Accretion and jets from stellar-mass to supermassive black holes

Accretion and jets occur in many astrophysical systems across a multitude of size and mass scales, and environments. As such, the study of accretion and jet physics has for decades been, and still remains, a hot topic in astrophysics. Accretion onto black holes has particular significance for many reasons, not least because supermassive black holes likely exist at the centres of every galaxy in the universe. The energetic impact of black hole accretion is therefore key to furthering our understanding of the universe as a whole.
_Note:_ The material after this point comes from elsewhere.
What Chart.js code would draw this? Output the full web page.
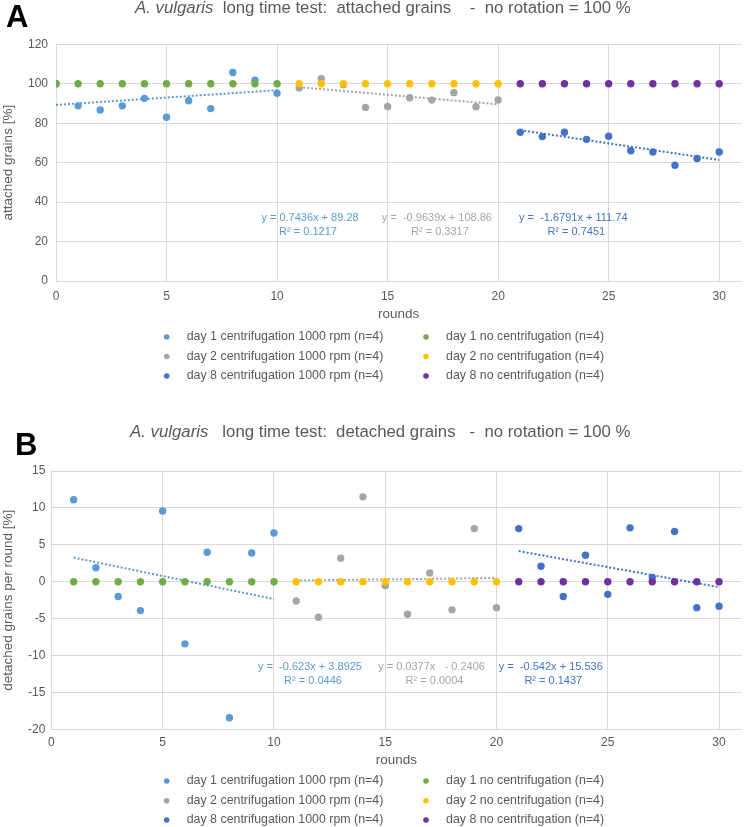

Over the past few decades we have learned that black hole accretion seems to be a scale-invariant process: despite the orders of magnitude difference in black hole mass, and the diversity of astrophysical environments accretion occurs within, the efficiency and power budget associated with the accretion process appears ignorant to these variables. However, the physical explanation for this scaling is lacking, due to the degeneracy in broadband spectral modelling. In this thesis I show work I have done, alongside many collaborators, to address these modelling degeneracies. I focus on the outflow-dominated states of accreting black holes, from the stellar-mass components of X-ray binaries in the Milky Way, to their supermassive analogues in low-luminosity active galactic nuclei. In addition, I show how this concept of scale-invariance can be used to make predictions about the existence of the more controversial primordial black holes.